戦略人事におけるセンター・オブ・エクセレンス(CoE)とは、人事機能の中心となり、採用・給与体系や人材開発の専門家が集い、経営的な視点から人事を検討することができる組織です。
戦略的思考を持ち合わせながら知識やデータをもとに経営層や現場を納得させていかなければ、せっかく考えた戦略が組織全体に浸透することはないでしょう。

オペレーション部門

センター・オブ・エクセレンス(CoE)で策定された施策を日々の業務に落と仕込み、実行していくのが、オペレーション部門の役割です。具体的には採用プロセスや給与、社会保険業務、社員の異動などが主な業務です。

組織開発(OD)と人材開発(TD)

組織開発とは、組織で働く人と人との関係性を高め、組織を活性させる取り組みを指します。一方、人材開発とは社員個々に対して知識やスキルを直接与えることで、対象となる個人のレベルアップが組織全体のパフォーマンスを高める取り組みです。
組織開発において、対象範囲とゴールを明確にすることが大切です。
対象範囲においては、カンパニー、事業部、部、課など、どの単位を組織開発の対象と定義しているのかにより取り組み内容が異なります。そして、ゴールも何がどのようになれば成功しているのか事前に明確にしなければ、やること自体が目的になってしまう恐れがあります。

人材育成の効果測定を考えるうえで、カークパトリック氏の4段階評価法と呼ばれる教育の効果を評価する概念があります。最も良い4段階には教育が業績に影響を与えているとするものです。
ただし、業績と教育の因果関係を結びつけようとするとき、外的要因など判断が難しい要素が含まれるので、その下の3段階の行動変容を評価することが効果的です。
具体的には行動変容を周囲の部下や同僚・上司に評価してもらうことや、専門家によるコンピテンシー(行動特性)評価のインタビュー面談なども効果的です。

7.戦略人事ができる組織づくりのポイント

戦略人事ができる組織の条件は、組織の考え方と組織体制含めた仕組みが柔軟であるということです。経営ビジョンは外部環境にあわせて刻一刻と変化します。
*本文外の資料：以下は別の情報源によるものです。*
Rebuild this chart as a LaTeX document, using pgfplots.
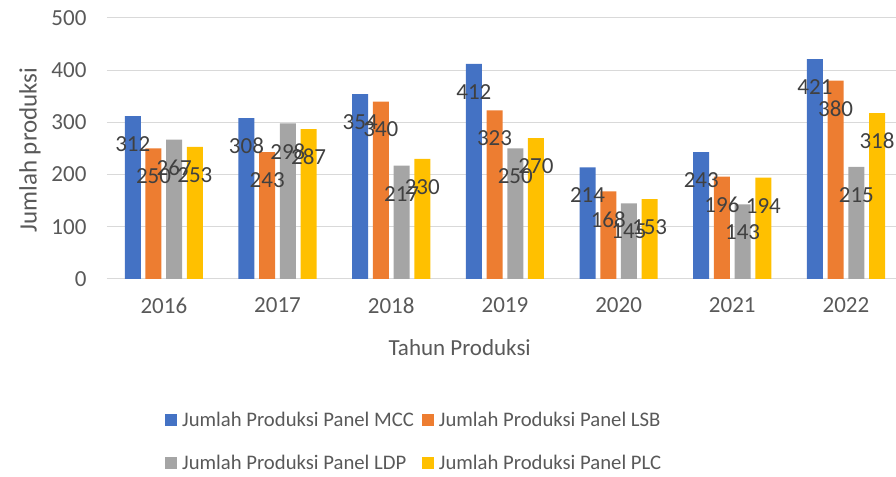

経営ビジョンを実現するための戦略人事なので、あわせて変化します。

一度決めたことだからという理由で戦略人事が変更できないと、経営ビジョンに合致しない施策をしてしまうことになります。そういう状態にならないように思考も仕組みも柔軟に変化していくことが戦略人事を成功させる鍵になるのではないでしょうか。

8.まとめ

今回は戦略人事について解説いたしました。戦略人事とは経営ビジョンを実現するために必要不可欠なものであり、言い換えると、戦略人事の実現は会社の業績に影響を与えるものです。これを機に皆様の会社では戦略人事と人事戦略がどのように区分けされているのか。今の戦略人事はどのように業績に影響を与えるように仮説を持っているのか、これを機に点検されてみてはいかがでしょうか。